• [INSTRUCTIONS TO FOLLOW]:
From the entries that follow, pick out all lines holding "code".
---------- DATA FOR PROCESSING ----------
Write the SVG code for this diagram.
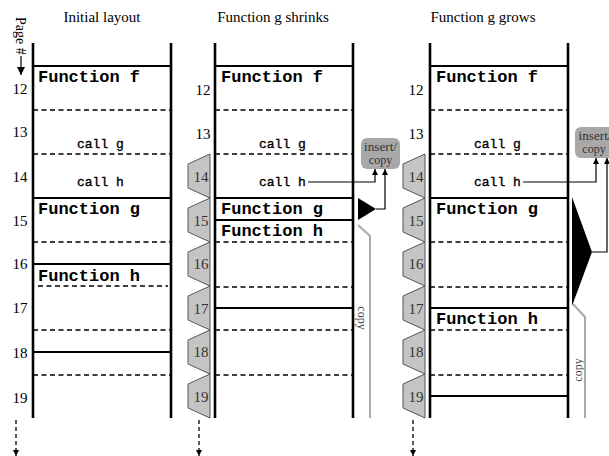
<svg xmlns="http://www.w3.org/2000/svg" width="609" height="456" viewBox="0 0 609 456">
  <style>
    .wall { stroke: #000; stroke-width: 2.6; fill: none; }
    .solid { stroke: #000; stroke-width: 2; fill: none; }
    .dash { stroke: #000; stroke-width: 1.4; stroke-dasharray: 5 3.5; fill: none; }
    .fn { font-family: "Liberation Mono", "Courier New", monospace; font-weight: bold; font-size: 17px; fill: #000; }
    .call { font-family: "Liberation Mono", "Courier New", monospace; font-size: 13px; fill: #000; stroke: #000; stroke-width: 0.35; }
    .num { font-family: "Liberation Serif", "Times New Roman", serif; font-size: 15px; fill: #000; text-anchor: middle; }
    .tabnum { font-family: "Liberation Serif", "Times New Roman", serif; font-size: 15px; fill: #333; text-anchor: middle; }
    .title { font-family: "Liberation Serif", "Times New Roman", serif; font-size: 15px; fill: #000; text-anchor: middle; }
    .tab { fill: #c4c4c4; stroke: #555; stroke-width: 1; }
    .box { fill: #a8a8a8; }
    .boxt { font-family: "Liberation Serif", "Times New Roman", serif; font-size: 12px; fill: #333; text-anchor: middle; }
    .copyt { font-family: "Liberation Serif", "Times New Roman", serif; font-size: 12px; fill: #444; text-anchor: middle; }
    .link { stroke: #000; stroke-width: 1.2; fill: none; }
    .gray { stroke: #aaa; stroke-width: 2; fill: none; }
    .down { stroke: #000; stroke-width: 1.3; stroke-dasharray: 4 3; fill: none; }
  </style>
  <defs>
    <marker id="tip" viewBox="0 0 6 6" refX="6" refY="3" markerWidth="6" markerHeight="6" markerUnits="userSpaceOnUse" orient="auto">
      <path d="M0,0 L6,3 L0,6 Z" fill="#000"/>
    </marker>
    <marker id="tipBig" viewBox="0 0 8 8" refX="8" refY="4" markerWidth="8" markerHeight="8" markerUnits="userSpaceOnUse" orient="auto">
      <path d="M0,0 L8,4 L0,8 Z" fill="#000"/>
    </marker>
    <!-- page tab: long edge against the column wall, notched on the left -->
    <path id="tab" d="M23,0 L1,10 L1,34 L23,44 Z"/>
  </defs>

  <!-- column headings -->
  <text class="title" x="102" y="22">Initial layout</text>
  <text class="title" x="273" y="22">Function g shrinks</text>
  <text class="title" x="483" y="22">Function g grows</text>

  <!-- page axis label -->
  <g id="page-axis">
    <text transform="translate(16,17) rotate(90)" font-family="Liberation Serif, Times New Roman, serif" font-size="14">Page #</text>
    <line x1="21" y1="56" x2="21" y2="75" class="link" marker-end="url(#tipBig)"/>
  </g>

  <!-- ===== Initial layout ===== -->
  <g id="initial">
    <g id="initial-frame">
      <line class="wall" x1="33" y1="43" x2="33" y2="418"/>
      <line class="wall" x1="171" y1="43" x2="171" y2="418"/>
      <line class="solid" x1="33" y1="66" x2="171" y2="66"/>
      <line class="dash" x1="33" y1="110" x2="171" y2="110"/>
      <line class="dash" x1="33" y1="154" x2="171" y2="154"/>
      <line class="solid" x1="33" y1="198" x2="171" y2="198"/>
      <line class="dash" x1="33" y1="242" x2="171" y2="242"/>
      <line class="solid" x1="33" y1="264" x2="171" y2="264"/>
      <line class="dash" x1="38" y1="286" x2="168" y2="286"/>
      <line class="dash" x1="33" y1="330" x2="171" y2="330"/>
      <line class="solid" x1="33" y1="352" x2="171" y2="352"/>
      <line class="dash" x1="33" y1="375" x2="171" y2="375"/>
    </g>
    <g id="initial-pages">
      <text class="num" x="20" y="94">12</text>
      <text class="num" x="20" y="137">13</text>
      <text class="num" x="20" y="182">14</text>
      <text class="num" x="20" y="226">15</text>
      <text class="num" x="20" y="269">16</text>
      <text class="num" x="20" y="313">17</text>
      <text class="num" x="20" y="358">18</text>
      <text class="num" x="20" y="403">19</text>
    </g>
    <g id="initial-f"><text class="fn" x="38" y="82">Function f</text></g>
    <g id="initial-call-g"><text class="call" x="77" y="148">call g</text></g>
    <g id="initial-call-h"><text class="call" x="77" y="186">call h</text></g>
    <g id="initial-g"><text class="fn" x="38" y="214">Function g</text></g>
    <g id="initial-h"><text class="fn" x="38" y="281">Function h</text></g>
  </g>

  <!-- ===== Function g shrinks ===== -->
  <g id="shrink">
    <g id="shrink-frame">
      <line class="wall" x1="215" y1="43" x2="215" y2="418"/>
      <line class="wall" x1="353" y1="43" x2="353" y2="418"/>
      <line class="solid" x1="215" y1="66" x2="353" y2="66"/>
      <line class="dash" x1="215" y1="110" x2="353" y2="110"/>
      <line class="dash" x1="215" y1="154" x2="353" y2="154"/>
      <line class="solid" x1="215" y1="198" x2="353" y2="198"/>
      <line class="solid" x1="215" y1="220" x2="353" y2="220"/>
      <line class="dash" x1="215" y1="242" x2="353" y2="242"/>
      <line class="dash" x1="215" y1="287" x2="353" y2="287"/>
      <line class="solid" x1="215" y1="308" x2="353" y2="308"/>
      <line class="dash" x1="215" y1="330" x2="353" y2="330"/>
      <line class="dash" x1="215" y1="375" x2="353" y2="375"/>
    </g>
    <g id="shrink-pages">
      <text class="num" x="203" y="95">12</text>
      <text class="num" x="203" y="139">13</text>
      <use href="#tab" class="tab" x="187" y="154"/>
      <use href="#tab" class="tab" x="187" y="198"/>
      <use href="#tab" class="tab" x="187" y="242"/>
      <use href="#tab" class="tab" x="187" y="286"/>
      <use href="#tab" class="tab" x="187" y="330"/>
      <use href="#tab" class="tab" x="187" y="374"/>
      <text class="tabnum" x="201" y="182">14</text>
      <text class="tabnum" x="201" y="226">15</text>
      <text class="tabnum" x="201" y="269">16</text>
      <text class="tabnum" x="201" y="314">17</text>
      <text class="tabnum" x="201" y="357">18</text>
      <text class="tabnum" x="201" y="402">19</text>
    </g>
    <g id="shrink-f"><text class="fn" x="221" y="82">Function f</text></g>
    <g id="shrink-call-g"><text class="call" x="259" y="148">call g</text></g>
    <g id="shrink-call-h"><text class="call" x="259" y="186">call h</text></g>
    <g id="shrink-g"><text class="fn" x="221" y="214">Function g</text></g>
    <g id="shrink-h"><text class="fn" x="221" y="236">Function h</text></g>
    <g id="shrink-insert">
      <rect class="box" x="361" y="138" width="39" height="31" rx="6"/>
      <text class="boxt" x="380.5" y="151" textLength="33" lengthAdjust="spacingAndGlyphs">insert/</text>
      <text class="boxt" x="380.5" y="164">copy</text>
    </g>
    <g id="shrink-marker">
      <polygon points="358,198 358,220 376,209" fill="#000"/>
    </g>
    <g id="shrink-copy">
      <text class="copyt" transform="translate(358,318) rotate(90)">copy</text>
    </g>
  </g>

  <!-- ===== Function g grows ===== -->
  <g id="grow">
    <g id="grow-frame">
      <line class="wall" x1="430" y1="43" x2="430" y2="418"/>
      <line class="wall" x1="568" y1="43" x2="568" y2="418"/>
      <line class="solid" x1="430" y1="66" x2="568" y2="66"/>
      <line class="dash" x1="430" y1="110" x2="568" y2="110"/>
      <line class="dash" x1="430" y1="154" x2="568" y2="154"/>
      <line class="solid" x1="430" y1="198" x2="568" y2="198"/>
      <line class="dash" x1="430" y1="242" x2="568" y2="242"/>
      <line class="dash" x1="430" y1="287" x2="568" y2="287"/>
      <line class="solid" x1="430" y1="308" x2="568" y2="308"/>
      <line class="dash" x1="430" y1="330" x2="568" y2="330"/>
      <line class="dash" x1="430" y1="375" x2="568" y2="375"/>
      <line class="solid" x1="430" y1="396" x2="568" y2="396"/>
    </g>
    <g id="grow-pages">
      <text class="num" x="416" y="95">12</text>
      <text class="num" x="416" y="139">13</text>
      <use href="#tab" class="tab" x="402" y="154"/>
      <use href="#tab" class="tab" x="402" y="198"/>
      <use href="#tab" class="tab" x="402" y="242"/>
      <use href="#tab" class="tab" x="402" y="286"/>
      <use href="#tab" class="tab" x="402" y="330"/>
      <use href="#tab" class="tab" x="402" y="374"/>
      <text class="tabnum" x="416" y="182">14</text>
      <text class="tabnum" x="416" y="226">15</text>
      <text class="tabnum" x="416" y="269">16</text>
      <text class="tabnum" x="416" y="314">17</text>
      <text class="tabnum" x="416" y="357">18</text>
      <text class="tabnum" x="416" y="402">19</text>
    </g>
    <g id="grow-f"><text class="fn" x="436" y="82">Function f</text></g>
    <g id="grow-call-g"><text class="call" x="474" y="148">call g</text></g>
    <g id="grow-call-h"><text class="call" x="474" y="186">call h</text></g>
    <g id="grow-g"><text class="fn" x="436" y="214">Function g</text></g>
    <g id="grow-h"><text class="fn" x="436" y="324">Function h</text></g>
    <g id="grow-insert">
      <rect class="box" x="575" y="127" width="42" height="31" rx="6"/>
      <text class="boxt" x="595" y="140" textLength="33" lengthAdjust="spacingAndGlyphs">insert/</text>
      <text class="boxt" x="594" y="153">copy</text>
    </g>
    <g id="grow-marker">
      <polygon points="572,197 572,306 592,252" fill="#000"/>
    </g>
    <g id="grow-copy">
      <text class="copyt" transform="translate(582,370) rotate(-90)">copy</text>
    </g>
  </g>

  <!-- ===== connectors ===== -->
  <g id="connectors">
    <polyline class="link" points="308,182 375,182 375,169" marker-end="url(#tip)"/>
    <polyline class="link" points="376,209 385,209 385,169" marker-end="url(#tip)"/>
    <polyline class="gray" points="358,225 370,236 370,418"/>

    <polyline class="link" points="523,182 596,182 596,158" marker-end="url(#tip)"/>
    <polyline class="link" points="592,252 607,252 607,158" marker-end="url(#tip)"/>
    <polyline class="gray" points="573,304 585,317 585,418"/>

    <line class="down" x1="16" y1="420" x2="16" y2="456" marker-end="url(#tip)"/>
    <line class="down" x1="199" y1="420" x2="199" y2="456" marker-end="url(#tip)"/>
    <line class="down" x1="413" y1="420" x2="413" y2="456" marker-end="url(#tip)"/>
  </g>
</svg>
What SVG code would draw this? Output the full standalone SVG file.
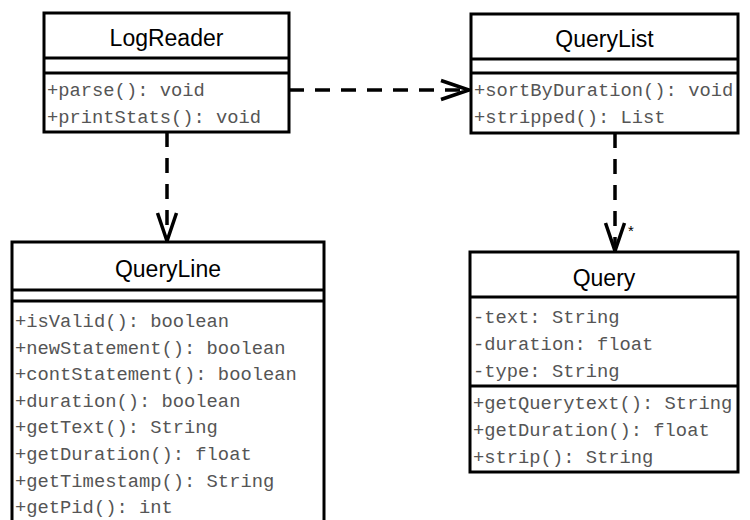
<svg xmlns="http://www.w3.org/2000/svg" width="750" height="520" viewBox="0 0 750 520">
  <style>
    .box { fill: #ffffff; stroke: #000000; stroke-width: 3; }
    .sep { stroke: #000000; stroke-width: 3; }
    .title { font-family: "Liberation Sans", Arial, sans-serif; font-size: 23px; fill: #000000; text-anchor: middle; }
    .member { font-family: "Liberation Mono", "Courier New", monospace; font-size: 18.8px; fill: #555555; }
    .dep { fill: none; stroke: #000000; stroke-width: 3.5; stroke-dasharray: 15 11; }
    .mult { font-family: "Liberation Sans", Arial, sans-serif; font-size: 15px; fill: #000000; }
  </style>
  <defs>
    <marker id="open-arrow" markerUnits="userSpaceOnUse" markerWidth="40" markerHeight="30" viewBox="-32 -15 40 30" refX="0" refY="0" orient="auto">
      <path d="M -28 -9.5 L 0 0 L -28 9.5" fill="none" stroke="#000000" stroke-width="3.5" stroke-dasharray="none"/>
    </marker>
  </defs>

  <!-- dependency connectors -->
  <g id="connectors">
    <path class="dep" d="M 289 90 L 469 90" marker-end="url(#open-arrow)"/>
    <path class="dep" d="M 167 132 L 167 241" marker-end="url(#open-arrow)"/>
    <path class="dep" d="M 615 133 L 615 251" marker-end="url(#open-arrow)"/>
    <text class="mult" x="628" y="236">*</text>
  </g>

  <g id="LogReader">
    <rect class="box" x="44" y="13" width="245" height="119"/>
    <line class="sep" x1="44" y1="58" x2="289" y2="58"/>
    <line class="sep" x1="44" y1="73" x2="289" y2="73"/>
    <text class="title" x="166.5" y="46">LogReader</text>
    <text class="member" x="47" y="96">+parse(): void</text>
    <text class="member" x="47" y="123">+printStats(): void</text>
  </g>

  <g id="QueryList">
    <rect class="box" x="471" y="14" width="267" height="119"/>
    <line class="sep" x1="471" y1="59" x2="738" y2="59"/>
    <line class="sep" x1="471" y1="73" x2="738" y2="73"/>
    <text class="title" x="604.5" y="47">QueryList</text>
    <text class="member" x="474" y="96">+sortByDuration(): void</text>
    <text class="member" x="474" y="123">+stripped(): List</text>
  </g>

  <g id="QueryLine">
    <rect class="box" x="12" y="242" width="312" height="300"/>
    <line class="sep" x1="12" y1="290" x2="324" y2="290"/>
    <line class="sep" x1="12" y1="301" x2="324" y2="301"/>
    <text class="title" x="168" y="277">QueryLine</text>
    <text class="member" x="15" y="327">+isValid(): boolean</text>
    <text class="member" x="15" y="353.6">+newStatement(): boolean</text>
    <text class="member" x="15" y="380.2">+contStatement(): boolean</text>
    <text class="member" x="15" y="406.8">+duration(): boolean</text>
    <text class="member" x="15" y="433.4">+getText(): String</text>
    <text class="member" x="15" y="460">+getDuration(): float</text>
    <text class="member" x="15" y="486.6">+getTimestamp(): String</text>
    <text class="member" x="15" y="513.2">+getPid(): int</text>
  </g>

  <g id="Query">
    <rect class="box" x="470" y="252" width="268" height="220"/>
    <line class="sep" x1="470" y1="297" x2="738" y2="297"/>
    <line class="sep" x1="470" y1="386" x2="738" y2="386"/>
    <text class="title" x="604" y="286">Query</text>
    <text class="member" x="473" y="323">-text: String</text>
    <text class="member" x="473" y="350">-duration: float</text>
    <text class="member" x="473" y="377">-type: String</text>
    <text class="member" x="473" y="409">+getQuerytext(): String</text>
    <text class="member" x="473" y="436">+getDuration(): float</text>
    <text class="member" x="473" y="463">+strip(): String</text>
  </g>
</svg>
----------
• [EXERCISE SOLUTION]:
Write the SVG code for this diagram.
What SVG code would draw this? Output the full standalone SVG file.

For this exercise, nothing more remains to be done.